Por Rafael Morales Barba
Hablar hoy en España de Carlos Murciano es emprender una aventura por uno de los poetas más prolíficos y con más talento, amén de con más dominio técnico de las formas clásicas en la poesía española de la segunda mitad del siglo XX (y de comienzos del que ahora nos ocupa).
Un breve repaso a los nombres que han sido el presente en algún momento de la misma, y lo son ahora mismo, lo demuestra este “En la esquina más última” (Ars Poética. Asturias, 2021)del autor gaditano.
¿Quién ha dicho que la poesía es cosa de jóvenes? Es cierto que hay poetas geniales precoces, pero también grandes obras de la madurez y de vejez. ¡Que se lo pregunten a Juan Ramón Jiménez! Quizá lo que más llame la atención al lector en la andanza de leer este sugestivo volumen, sea precisamente la fortaleza intelectual y la pulcritud en el oficio, la vigorosidad vital, y cómo la voz de Carlos Murciano no ha perdido ni un ápice de su viejo atractivo.
“Desde la última vuelta del camino”, tituló Pío Baroja sus memorias y “En la esquina más última”, Carlos Murciano su planto, no son unas memorias realmente, sino la memoria de su amor (es) y una reflexión existencial. Y, como el poema a las violetas de Luis Cernuda, nada promete que después traicione desde el título.

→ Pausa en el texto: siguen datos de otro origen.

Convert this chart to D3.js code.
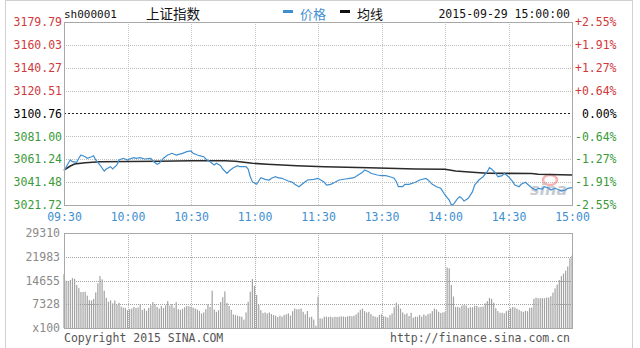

Hace más de un siglo, en 1905, tal y como alguna vez he recordado cuando llega la ocasión, escribió José María Maragall un artículo titulado “La obra y el título”. El ilustre poeta catalán se mostraba como uno de los pioneros teóricos españoles que reflexionaban sobre la titulogía: “Yo creo que la sana obra de arte es engendrada en una impresión de la realidad que produce la impresión artística (…). Y el nombre que dé a esta realidad, el título de la obra no esclavizará nada; y tampoco engañará a nadie, porque, si el artista es sincero al bautizar la obra, su título no dará sino una justa esperanza de ella”.

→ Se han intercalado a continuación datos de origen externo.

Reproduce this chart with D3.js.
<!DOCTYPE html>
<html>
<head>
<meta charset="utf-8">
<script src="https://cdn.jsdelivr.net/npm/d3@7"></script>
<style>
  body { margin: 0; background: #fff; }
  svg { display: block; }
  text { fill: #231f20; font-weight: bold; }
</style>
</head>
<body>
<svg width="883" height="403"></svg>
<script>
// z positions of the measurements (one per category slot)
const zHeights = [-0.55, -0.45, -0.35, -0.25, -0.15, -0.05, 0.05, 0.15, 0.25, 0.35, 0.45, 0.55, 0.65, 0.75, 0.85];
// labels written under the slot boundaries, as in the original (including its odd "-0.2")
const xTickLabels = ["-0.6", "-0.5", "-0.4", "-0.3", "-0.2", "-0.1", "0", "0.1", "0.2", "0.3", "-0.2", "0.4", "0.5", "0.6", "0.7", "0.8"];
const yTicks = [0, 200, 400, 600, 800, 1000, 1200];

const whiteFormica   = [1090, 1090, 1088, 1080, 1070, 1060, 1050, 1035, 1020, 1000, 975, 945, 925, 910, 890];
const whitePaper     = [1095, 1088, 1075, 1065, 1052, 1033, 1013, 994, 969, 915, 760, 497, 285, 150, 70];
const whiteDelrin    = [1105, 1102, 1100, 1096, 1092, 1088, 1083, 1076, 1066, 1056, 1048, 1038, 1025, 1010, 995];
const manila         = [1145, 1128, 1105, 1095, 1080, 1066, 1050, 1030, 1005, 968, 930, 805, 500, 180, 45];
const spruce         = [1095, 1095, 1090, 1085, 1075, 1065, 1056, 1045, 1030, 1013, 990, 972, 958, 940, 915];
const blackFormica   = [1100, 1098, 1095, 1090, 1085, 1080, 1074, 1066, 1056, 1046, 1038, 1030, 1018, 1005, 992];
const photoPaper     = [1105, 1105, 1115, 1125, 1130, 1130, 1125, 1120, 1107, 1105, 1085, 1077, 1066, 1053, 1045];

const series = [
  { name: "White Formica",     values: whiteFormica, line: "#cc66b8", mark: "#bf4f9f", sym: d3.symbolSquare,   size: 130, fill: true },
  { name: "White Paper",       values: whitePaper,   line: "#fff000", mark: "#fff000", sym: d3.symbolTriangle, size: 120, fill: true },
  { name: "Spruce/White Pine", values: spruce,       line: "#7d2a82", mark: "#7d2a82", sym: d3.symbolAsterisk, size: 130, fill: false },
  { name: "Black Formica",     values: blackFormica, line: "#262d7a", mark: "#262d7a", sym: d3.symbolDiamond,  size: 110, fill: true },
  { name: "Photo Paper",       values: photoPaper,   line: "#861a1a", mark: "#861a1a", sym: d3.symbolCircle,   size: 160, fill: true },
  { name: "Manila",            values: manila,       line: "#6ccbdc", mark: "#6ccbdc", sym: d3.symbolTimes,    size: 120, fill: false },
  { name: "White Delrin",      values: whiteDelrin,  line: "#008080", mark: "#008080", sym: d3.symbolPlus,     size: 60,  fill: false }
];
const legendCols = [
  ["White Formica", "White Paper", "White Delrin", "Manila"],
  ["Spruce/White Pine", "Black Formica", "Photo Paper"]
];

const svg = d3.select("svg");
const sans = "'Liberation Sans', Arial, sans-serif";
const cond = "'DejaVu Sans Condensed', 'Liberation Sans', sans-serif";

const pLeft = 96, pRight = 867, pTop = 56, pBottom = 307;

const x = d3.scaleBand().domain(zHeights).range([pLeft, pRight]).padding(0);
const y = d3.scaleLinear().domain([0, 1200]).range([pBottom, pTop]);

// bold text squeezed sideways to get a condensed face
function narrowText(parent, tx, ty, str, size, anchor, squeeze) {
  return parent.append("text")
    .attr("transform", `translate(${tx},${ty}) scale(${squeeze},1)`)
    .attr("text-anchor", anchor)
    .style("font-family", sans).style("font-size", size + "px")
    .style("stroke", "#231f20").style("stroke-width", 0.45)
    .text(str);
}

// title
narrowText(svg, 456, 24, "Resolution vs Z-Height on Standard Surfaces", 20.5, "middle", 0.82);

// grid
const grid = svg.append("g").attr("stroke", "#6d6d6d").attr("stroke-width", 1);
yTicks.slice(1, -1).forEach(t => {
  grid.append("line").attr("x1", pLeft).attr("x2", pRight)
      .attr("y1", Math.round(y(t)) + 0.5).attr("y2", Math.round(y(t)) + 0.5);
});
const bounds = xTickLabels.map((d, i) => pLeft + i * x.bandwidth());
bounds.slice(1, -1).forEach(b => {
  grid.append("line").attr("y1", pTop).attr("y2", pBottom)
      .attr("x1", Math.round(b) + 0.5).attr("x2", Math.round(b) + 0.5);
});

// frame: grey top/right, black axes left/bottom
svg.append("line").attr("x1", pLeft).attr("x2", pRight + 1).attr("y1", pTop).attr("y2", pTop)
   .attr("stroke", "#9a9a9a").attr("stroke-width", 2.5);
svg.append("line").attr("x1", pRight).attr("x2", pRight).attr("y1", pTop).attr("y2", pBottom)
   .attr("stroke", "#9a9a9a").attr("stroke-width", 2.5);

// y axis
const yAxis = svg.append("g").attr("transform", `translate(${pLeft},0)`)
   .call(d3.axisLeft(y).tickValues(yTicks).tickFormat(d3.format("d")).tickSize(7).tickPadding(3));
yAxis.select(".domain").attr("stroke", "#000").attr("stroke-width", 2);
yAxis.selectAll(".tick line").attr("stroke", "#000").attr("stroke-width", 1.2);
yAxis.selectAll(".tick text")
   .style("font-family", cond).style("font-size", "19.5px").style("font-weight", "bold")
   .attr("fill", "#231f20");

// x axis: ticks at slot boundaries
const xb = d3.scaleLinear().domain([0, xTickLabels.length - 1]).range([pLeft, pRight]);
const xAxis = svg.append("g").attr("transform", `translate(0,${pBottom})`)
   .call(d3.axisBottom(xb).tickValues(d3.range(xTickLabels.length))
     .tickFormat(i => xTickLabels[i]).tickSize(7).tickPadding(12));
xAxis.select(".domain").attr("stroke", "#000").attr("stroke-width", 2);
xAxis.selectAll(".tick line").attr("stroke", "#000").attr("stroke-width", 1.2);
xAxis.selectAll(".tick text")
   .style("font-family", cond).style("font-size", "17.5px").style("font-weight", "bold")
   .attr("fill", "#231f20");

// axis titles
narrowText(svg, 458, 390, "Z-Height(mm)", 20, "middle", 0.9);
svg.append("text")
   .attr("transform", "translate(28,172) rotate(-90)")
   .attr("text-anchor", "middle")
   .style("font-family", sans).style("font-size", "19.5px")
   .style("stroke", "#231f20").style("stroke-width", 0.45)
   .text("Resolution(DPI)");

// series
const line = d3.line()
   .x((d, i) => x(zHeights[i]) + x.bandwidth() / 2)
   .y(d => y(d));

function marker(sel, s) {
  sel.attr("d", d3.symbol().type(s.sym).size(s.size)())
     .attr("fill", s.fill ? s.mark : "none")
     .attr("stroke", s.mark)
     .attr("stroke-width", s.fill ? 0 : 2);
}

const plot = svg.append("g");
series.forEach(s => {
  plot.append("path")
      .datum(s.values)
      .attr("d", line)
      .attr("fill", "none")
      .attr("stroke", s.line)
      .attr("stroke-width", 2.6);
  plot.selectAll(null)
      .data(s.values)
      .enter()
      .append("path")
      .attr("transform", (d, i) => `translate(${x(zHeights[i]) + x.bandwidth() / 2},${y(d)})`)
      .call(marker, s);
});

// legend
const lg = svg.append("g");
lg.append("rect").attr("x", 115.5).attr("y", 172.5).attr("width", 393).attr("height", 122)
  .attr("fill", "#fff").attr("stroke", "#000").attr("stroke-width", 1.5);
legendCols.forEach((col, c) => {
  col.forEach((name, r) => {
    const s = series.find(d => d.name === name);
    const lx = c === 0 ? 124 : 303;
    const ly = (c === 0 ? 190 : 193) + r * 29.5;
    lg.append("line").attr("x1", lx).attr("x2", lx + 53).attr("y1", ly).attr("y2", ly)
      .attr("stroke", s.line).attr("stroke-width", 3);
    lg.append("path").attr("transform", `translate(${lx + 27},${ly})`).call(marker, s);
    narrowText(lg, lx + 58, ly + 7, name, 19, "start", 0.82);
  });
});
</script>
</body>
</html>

Y eso es, precisamente, lo que ha hecho el escritor arcense; no traicionarse, atenderse como venero del verso. O, si prefieren, cantar si identidad y su búsqueda, el dolor, si también la dicha, meditar, al cabo, desde una honda mirada humana.

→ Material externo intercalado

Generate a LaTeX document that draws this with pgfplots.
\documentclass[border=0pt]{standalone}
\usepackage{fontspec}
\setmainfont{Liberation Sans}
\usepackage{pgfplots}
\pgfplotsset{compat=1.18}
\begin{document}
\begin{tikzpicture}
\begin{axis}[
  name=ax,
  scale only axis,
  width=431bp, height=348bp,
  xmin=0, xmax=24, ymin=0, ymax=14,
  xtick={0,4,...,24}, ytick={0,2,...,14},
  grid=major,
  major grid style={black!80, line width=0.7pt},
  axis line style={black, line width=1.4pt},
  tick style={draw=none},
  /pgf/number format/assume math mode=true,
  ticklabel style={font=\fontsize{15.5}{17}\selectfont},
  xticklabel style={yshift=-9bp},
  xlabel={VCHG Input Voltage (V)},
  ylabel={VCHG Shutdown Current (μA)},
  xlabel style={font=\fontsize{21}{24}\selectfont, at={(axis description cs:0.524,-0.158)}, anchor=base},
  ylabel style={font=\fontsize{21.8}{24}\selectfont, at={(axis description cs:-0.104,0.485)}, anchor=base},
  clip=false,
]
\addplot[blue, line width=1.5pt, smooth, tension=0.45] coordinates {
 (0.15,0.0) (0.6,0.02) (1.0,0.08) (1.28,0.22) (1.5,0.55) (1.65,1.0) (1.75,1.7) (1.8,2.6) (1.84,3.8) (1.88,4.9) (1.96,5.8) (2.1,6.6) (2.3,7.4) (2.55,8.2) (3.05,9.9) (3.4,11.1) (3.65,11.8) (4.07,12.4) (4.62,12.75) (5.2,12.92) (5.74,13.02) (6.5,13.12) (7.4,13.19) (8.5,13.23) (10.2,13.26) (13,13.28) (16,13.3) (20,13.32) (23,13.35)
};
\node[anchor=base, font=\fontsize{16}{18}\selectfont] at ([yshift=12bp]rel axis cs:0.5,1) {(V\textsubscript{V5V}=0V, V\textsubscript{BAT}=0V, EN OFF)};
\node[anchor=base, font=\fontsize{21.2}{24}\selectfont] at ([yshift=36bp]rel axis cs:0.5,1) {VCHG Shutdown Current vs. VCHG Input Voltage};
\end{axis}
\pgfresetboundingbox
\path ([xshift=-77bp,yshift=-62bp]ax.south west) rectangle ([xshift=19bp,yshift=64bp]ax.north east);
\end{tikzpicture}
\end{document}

María del Carmen Mestre prologa ajustada y sabiamente los cuarenta y cinco sonetos aquí reunidos y afirma que estos textos “adquieren esta vez matices singulares que le confieren un carácter de constante renovación”.
En verdad, es este un libro proteico, complejo en la autognosis donde no se reconoce: “Me miro en el espejo y no hay espejo./ Yo no soy ese niño ni ese viejo/ que permanece joven todavía”. Quizá. Aunque cualquier buen lector de poesía sí sepa reconocerlo en este último volumen, por ahora.
He aquí un ejemplo, el poema titulado “De la soledad”: “Estoy mirando tu fotografía./ ¿Cuántos años tenías? ¿Cuántos tienes?/ ¿A dónde ibas ayer? ¿De dónde vienes/ a sumergirme en la melancolía?/ Hay a tu espalda una estación vacía,/ sin reloj, sin campanas y sin trenes./ ¿A quién esperas en esos andenes/ cuando se va desvaneciendo el día?/ ¿O quizás amanece y te has perdido/ por una calle súbita y cualquiera/ de una ciudad que nunca fue verdad?/ Dime si lo has soñado o lo has vivido,/ si conociste a aquel que te siguiera/ y fotografió tu soledad".